--- Start ---

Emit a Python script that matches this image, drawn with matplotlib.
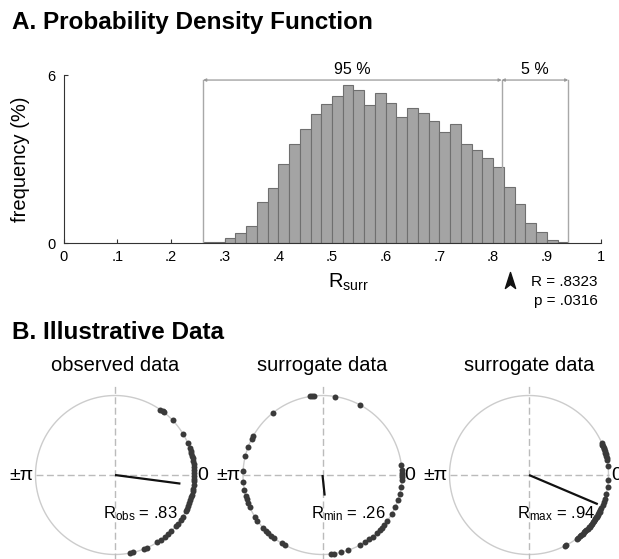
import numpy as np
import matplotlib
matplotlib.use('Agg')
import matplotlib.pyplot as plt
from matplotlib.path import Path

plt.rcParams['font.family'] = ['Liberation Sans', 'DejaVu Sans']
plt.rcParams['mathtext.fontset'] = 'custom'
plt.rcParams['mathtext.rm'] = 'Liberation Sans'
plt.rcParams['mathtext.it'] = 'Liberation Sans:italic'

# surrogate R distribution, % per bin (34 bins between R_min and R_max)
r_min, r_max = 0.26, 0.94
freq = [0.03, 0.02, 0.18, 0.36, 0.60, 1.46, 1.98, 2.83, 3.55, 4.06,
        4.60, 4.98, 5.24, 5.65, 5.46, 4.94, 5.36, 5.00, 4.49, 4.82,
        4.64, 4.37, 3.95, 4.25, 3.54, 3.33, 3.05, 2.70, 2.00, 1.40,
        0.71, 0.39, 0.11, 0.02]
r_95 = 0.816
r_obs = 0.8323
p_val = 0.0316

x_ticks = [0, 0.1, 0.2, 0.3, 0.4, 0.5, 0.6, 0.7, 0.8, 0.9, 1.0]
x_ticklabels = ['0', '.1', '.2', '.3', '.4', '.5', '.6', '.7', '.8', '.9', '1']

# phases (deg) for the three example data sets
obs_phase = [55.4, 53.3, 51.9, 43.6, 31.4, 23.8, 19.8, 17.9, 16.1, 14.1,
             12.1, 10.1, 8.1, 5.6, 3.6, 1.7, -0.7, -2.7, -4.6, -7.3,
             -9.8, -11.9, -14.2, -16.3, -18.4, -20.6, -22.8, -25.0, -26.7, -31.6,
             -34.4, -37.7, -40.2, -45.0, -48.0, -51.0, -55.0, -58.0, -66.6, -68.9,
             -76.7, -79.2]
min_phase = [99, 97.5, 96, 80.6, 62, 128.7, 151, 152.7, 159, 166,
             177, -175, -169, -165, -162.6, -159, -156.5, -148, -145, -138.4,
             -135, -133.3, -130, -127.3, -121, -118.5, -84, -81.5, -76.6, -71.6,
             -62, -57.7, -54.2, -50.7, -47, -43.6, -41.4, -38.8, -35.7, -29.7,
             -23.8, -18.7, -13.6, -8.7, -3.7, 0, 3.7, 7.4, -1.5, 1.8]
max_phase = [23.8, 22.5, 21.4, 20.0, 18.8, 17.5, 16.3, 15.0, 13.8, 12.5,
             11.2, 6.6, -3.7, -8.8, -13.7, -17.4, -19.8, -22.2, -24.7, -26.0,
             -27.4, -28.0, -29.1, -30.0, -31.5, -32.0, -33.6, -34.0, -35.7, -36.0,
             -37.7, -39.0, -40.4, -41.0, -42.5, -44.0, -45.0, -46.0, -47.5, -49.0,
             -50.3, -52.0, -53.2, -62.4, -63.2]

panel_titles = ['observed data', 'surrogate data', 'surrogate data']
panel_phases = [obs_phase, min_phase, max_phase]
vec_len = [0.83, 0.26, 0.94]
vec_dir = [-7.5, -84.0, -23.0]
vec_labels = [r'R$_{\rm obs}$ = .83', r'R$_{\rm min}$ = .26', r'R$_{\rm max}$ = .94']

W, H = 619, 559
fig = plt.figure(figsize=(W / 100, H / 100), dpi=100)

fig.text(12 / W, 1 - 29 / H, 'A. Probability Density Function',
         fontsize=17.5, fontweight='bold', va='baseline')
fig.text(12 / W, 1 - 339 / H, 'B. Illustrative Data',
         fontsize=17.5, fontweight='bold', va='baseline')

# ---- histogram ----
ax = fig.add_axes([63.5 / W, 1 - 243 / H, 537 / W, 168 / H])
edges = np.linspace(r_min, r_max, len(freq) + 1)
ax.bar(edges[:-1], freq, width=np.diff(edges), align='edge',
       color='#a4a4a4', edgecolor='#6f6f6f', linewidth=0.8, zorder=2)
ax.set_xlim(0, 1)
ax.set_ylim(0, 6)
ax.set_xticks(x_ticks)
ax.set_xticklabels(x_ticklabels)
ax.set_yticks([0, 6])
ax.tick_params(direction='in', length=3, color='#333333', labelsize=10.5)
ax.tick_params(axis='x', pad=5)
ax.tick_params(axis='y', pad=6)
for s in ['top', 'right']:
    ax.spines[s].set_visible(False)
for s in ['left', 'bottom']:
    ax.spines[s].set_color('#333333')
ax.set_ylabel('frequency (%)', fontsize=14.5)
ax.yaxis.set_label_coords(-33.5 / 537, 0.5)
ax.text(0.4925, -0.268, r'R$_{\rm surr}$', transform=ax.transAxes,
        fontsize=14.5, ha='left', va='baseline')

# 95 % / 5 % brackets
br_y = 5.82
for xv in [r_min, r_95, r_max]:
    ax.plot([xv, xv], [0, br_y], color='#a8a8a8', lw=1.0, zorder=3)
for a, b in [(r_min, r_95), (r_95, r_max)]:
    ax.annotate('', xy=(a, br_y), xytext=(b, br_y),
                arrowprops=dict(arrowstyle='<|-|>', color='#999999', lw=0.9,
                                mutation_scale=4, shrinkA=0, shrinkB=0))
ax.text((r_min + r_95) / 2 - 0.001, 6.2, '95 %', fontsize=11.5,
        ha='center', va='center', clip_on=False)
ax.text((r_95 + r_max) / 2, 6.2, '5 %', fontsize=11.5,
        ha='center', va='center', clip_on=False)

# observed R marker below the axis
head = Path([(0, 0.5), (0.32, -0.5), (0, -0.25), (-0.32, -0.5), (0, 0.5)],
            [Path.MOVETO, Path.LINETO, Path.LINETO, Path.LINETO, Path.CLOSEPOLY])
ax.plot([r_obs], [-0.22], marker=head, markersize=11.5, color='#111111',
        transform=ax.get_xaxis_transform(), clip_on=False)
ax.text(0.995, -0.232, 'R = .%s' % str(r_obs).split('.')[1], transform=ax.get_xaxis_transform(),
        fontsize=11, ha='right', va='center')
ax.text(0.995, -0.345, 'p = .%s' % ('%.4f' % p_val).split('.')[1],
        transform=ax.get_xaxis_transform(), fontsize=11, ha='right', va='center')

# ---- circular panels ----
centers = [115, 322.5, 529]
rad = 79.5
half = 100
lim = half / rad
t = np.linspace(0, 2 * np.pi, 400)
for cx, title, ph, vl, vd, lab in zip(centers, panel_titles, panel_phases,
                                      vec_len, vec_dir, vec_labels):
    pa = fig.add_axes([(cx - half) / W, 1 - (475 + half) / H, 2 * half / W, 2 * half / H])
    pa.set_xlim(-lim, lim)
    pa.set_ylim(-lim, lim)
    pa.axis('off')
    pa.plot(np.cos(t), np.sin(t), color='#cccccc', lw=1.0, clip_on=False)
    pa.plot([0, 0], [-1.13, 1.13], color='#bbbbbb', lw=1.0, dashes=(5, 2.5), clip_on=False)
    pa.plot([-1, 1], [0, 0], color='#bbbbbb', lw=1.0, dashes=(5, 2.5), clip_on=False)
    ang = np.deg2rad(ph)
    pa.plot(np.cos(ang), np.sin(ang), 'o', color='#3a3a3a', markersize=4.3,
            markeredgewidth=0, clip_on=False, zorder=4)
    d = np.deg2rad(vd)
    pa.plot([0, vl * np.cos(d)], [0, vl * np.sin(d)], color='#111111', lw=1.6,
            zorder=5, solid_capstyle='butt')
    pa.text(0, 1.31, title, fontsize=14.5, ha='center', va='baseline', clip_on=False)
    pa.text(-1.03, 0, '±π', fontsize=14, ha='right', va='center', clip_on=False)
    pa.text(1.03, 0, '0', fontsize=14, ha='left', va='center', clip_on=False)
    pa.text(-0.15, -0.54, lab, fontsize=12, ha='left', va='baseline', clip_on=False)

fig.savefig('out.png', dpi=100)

--- End ---

* **TASK STATEMENT**
Pictures are excluded; copy all other data exactly as shown.

* **THE SOLUTION**
Emit a Python script that matches this image, drawn with matplotlib.
import numpy as np
import matplotlib
matplotlib.use('Agg')
import matplotlib.pyplot as plt
from matplotlib.path import Path

plt.rcParams['font.family'] = ['Liberation Sans', 'DejaVu Sans']
plt.rcParams['mathtext.fontset'] = 'custom'
plt.rcParams['mathtext.rm'] = 'Liberation Sans'
plt.rcParams['mathtext.it'] = 'Liberation Sans:italic'

# surrogate R distribution, % per bin (34 bins between R_min and R_max)
r_min, r_max = 0.26, 0.94
freq = [0.03, 0.02, 0.18, 0.36, 0.60, 1.46, 1.98, 2.83, 3.55, 4.06,
        4.60, 4.98, 5.24, 5.65, 5.46, 4.94, 5.36, 5.00, 4.49, 4.82,
        4.64, 4.37, 3.95, 4.25, 3.54, 3.33, 3.05, 2.70, 2.00, 1.40,
        0.71, 0.39, 0.11, 0.02]
r_95 = 0.816
r_obs = 0.8323
p_val = 0.0316

x_ticks = [0, 0.1, 0.2, 0.3, 0.4, 0.5, 0.6, 0.7, 0.8, 0.9, 1.0]
x_ticklabels = ['0', '.1', '.2', '.3', '.4', '.5', '.6', '.7', '.8', '.9', '1']

# phases (deg) for the three example data sets
obs_phase = [55.4, 53.3, 51.9, 43.6, 31.4, 23.8, 19.8, 17.9, 16.1, 14.1,
             12.1, 10.1, 8.1, 5.6, 3.6, 1.7, -0.7, -2.7, -4.6, -7.3,
             -9.8, -11.9, -14.2, -16.3, -18.4, -20.6, -22.8, -25.0, -26.7, -31.6,
             -34.4, -37.7, -40.2, -45.0, -48.0, -51.0, -55.0, -58.0, -66.6, -68.9,
             -76.7, -79.2]
min_phase = [99, 97.5, 96, 80.6, 62, 128.7, 151, 152.7, 159, 166,
             177, -175, -169, -165, -162.6, -159, -156.5, -148, -145, -138.4,
             -135, -133.3, -130, -127.3, -121, -118.5, -84, -81.5, -76.6, -71.6,
             -62, -57.7, -54.2, -50.7, -47, -43.6, -41.4, -38.8, -35.7, -29.7,
             -23.8, -18.7, -13.6, -8.7, -3.7, 0, 3.7, 7.4, -1.5, 1.8]
max_phase = [23.8, 22.5, 21.4, 20.0, 18.8, 17.5, 16.3, 15.0, 13.8, 12.5,
             11.2, 6.6, -3.7, -8.8, -13.7, -17.4, -19.8, -22.2, -24.7, -26.0,
             -27.4, -28.0, -29.1, -30.0, -31.5, -32.0, -33.6, -34.0, -35.7, -36.0,
             -37.7, -39.0, -40.4, -41.0, -42.5, -44.0, -45.0, -46.0, -47.5, -49.0,
             -50.3, -52.0, -53.2, -62.4, -63.2]

panel_titles = ['observed data', 'surrogate data', 'surrogate data']
panel_phases = [obs_phase, min_phase, max_phase]
vec_len = [0.83, 0.26, 0.94]
vec_dir = [-7.5, -84.0, -23.0]
vec_labels = [r'R$_{\rm obs}$ = .83', r'R$_{\rm min}$ = .26', r'R$_{\rm max}$ = .94']

W, H = 619, 559
fig = plt.figure(figsize=(W / 100, H / 100), dpi=100)

fig.text(12 / W, 1 - 29 / H, 'A. Probability Density Function',
         fontsize=17.5, fontweight='bold', va='baseline')
fig.text(12 / W, 1 - 339 / H, 'B. Illustrative Data',
         fontsize=17.5, fontweight='bold', va='baseline')

# ---- histogram ----
ax = fig.add_axes([63.5 / W, 1 - 243 / H, 537 / W, 168 / H])
edges = np.linspace(r_min, r_max, len(freq) + 1)
ax.bar(edges[:-1], freq, width=np.diff(edges), align='edge',
       color='#a4a4a4', edgecolor='#6f6f6f', linewidth=0.8, zorder=2)
ax.set_xlim(0, 1)
ax.set_ylim(0, 6)
ax.set_xticks(x_ticks)
ax.set_xticklabels(x_ticklabels)
ax.set_yticks([0, 6])
ax.tick_params(direction='in', length=3, color='#333333', labelsize=10.5)
ax.tick_params(axis='x', pad=5)
ax.tick_params(axis='y', pad=6)
for s in ['top', 'right']:
    ax.spines[s].set_visible(False)
for s in ['left', 'bottom']:
    ax.spines[s].set_color('#333333')
ax.set_ylabel('frequency (%)', fontsize=14.5)
ax.yaxis.set_label_coords(-33.5 / 537, 0.5)
ax.text(0.4925, -0.268, r'R$_{\rm surr}$', transform=ax.transAxes,
        fontsize=14.5, ha='left', va='baseline')

# 95 % / 5 % brackets
br_y = 5.82
for xv in [r_min, r_95, r_max]:
    ax.plot([xv, xv], [0, br_y], color='#a8a8a8', lw=1.0, zorder=3)
for a, b in [(r_min, r_95), (r_95, r_max)]:
    ax.annotate('', xy=(a, br_y), xytext=(b, br_y),
                arrowprops=dict(arrowstyle='<|-|>', color='#999999', lw=0.9,
                                mutation_scale=4, shrinkA=0, shrinkB=0))
ax.text((r_min + r_95) / 2 - 0.001, 6.2, '95 %', fontsize=11.5,
        ha='center', va='center', clip_on=False)
ax.text((r_95 + r_max) / 2, 6.2, '5 %', fontsize=11.5,
        ha='center', va='center', clip_on=False)

# observed R marker below the axis
head = Path([(0, 0.5), (0.32, -0.5), (0, -0.25), (-0.32, -0.5), (0, 0.5)],
            [Path.MOVETO, Path.LINETO, Path.LINETO, Path.LINETO, Path.CLOSEPOLY])
ax.plot([r_obs], [-0.22], marker=head, markersize=11.5, color='#111111',
        transform=ax.get_xaxis_transform(), clip_on=False)
ax.text(0.995, -0.232, 'R = .%s' % str(r_obs).split('.')[1], transform=ax.get_xaxis_transform(),
        fontsize=11, ha='right', va='center')
ax.text(0.995, -0.345, 'p = .%s' % ('%.4f' % p_val).split('.')[1],
        transform=ax.get_xaxis_transform(), fontsize=11, ha='right', va='center')

# ---- circular panels ----
centers = [115, 322.5, 529]
rad = 79.5
half = 100
lim = half / rad
t = np.linspace(0, 2 * np.pi, 400)
for cx, title, ph, vl, vd, lab in zip(centers, panel_titles, panel_phases,
                                      vec_len, vec_dir, vec_labels):
    pa = fig.add_axes([(cx - half) / W, 1 - (475 + half) / H, 2 * half / W, 2 * half / H])
    pa.set_xlim(-lim, lim)
    pa.set_ylim(-lim, lim)
    pa.axis('off')
    pa.plot(np.cos(t), np.sin(t), color='#cccccc', lw=1.0, clip_on=False)
    pa.plot([0, 0], [-1.13, 1.13], color='#bbbbbb', lw=1.0, dashes=(5, 2.5), clip_on=False)
    pa.plot([-1, 1], [0, 0], color='#bbbbbb', lw=1.0, dashes=(5, 2.5), clip_on=False)
    ang = np.deg2rad(ph)
    pa.plot(np.cos(ang), np.sin(ang), 'o', color='#3a3a3a', markersize=4.3,
            markeredgewidth=0, clip_on=False, zorder=4)
    d = np.deg2rad(vd)
    pa.plot([0, vl * np.cos(d)], [0, vl * np.sin(d)], color='#111111', lw=1.6,
            zorder=5, solid_capstyle='butt')
    pa.text(0, 1.31, title, fontsize=14.5, ha='center', va='baseline', clip_on=False)
    pa.text(-1.03, 0, '±π', fontsize=14, ha='right', va='center', clip_on=False)
    pa.text(1.03, 0, '0', fontsize=14, ha='left', va='center', clip_on=False)
    pa.text(-0.15, -0.54, lab, fontsize=12, ha='left', va='baseline', clip_on=False)

fig.savefig('out.png', dpi=100)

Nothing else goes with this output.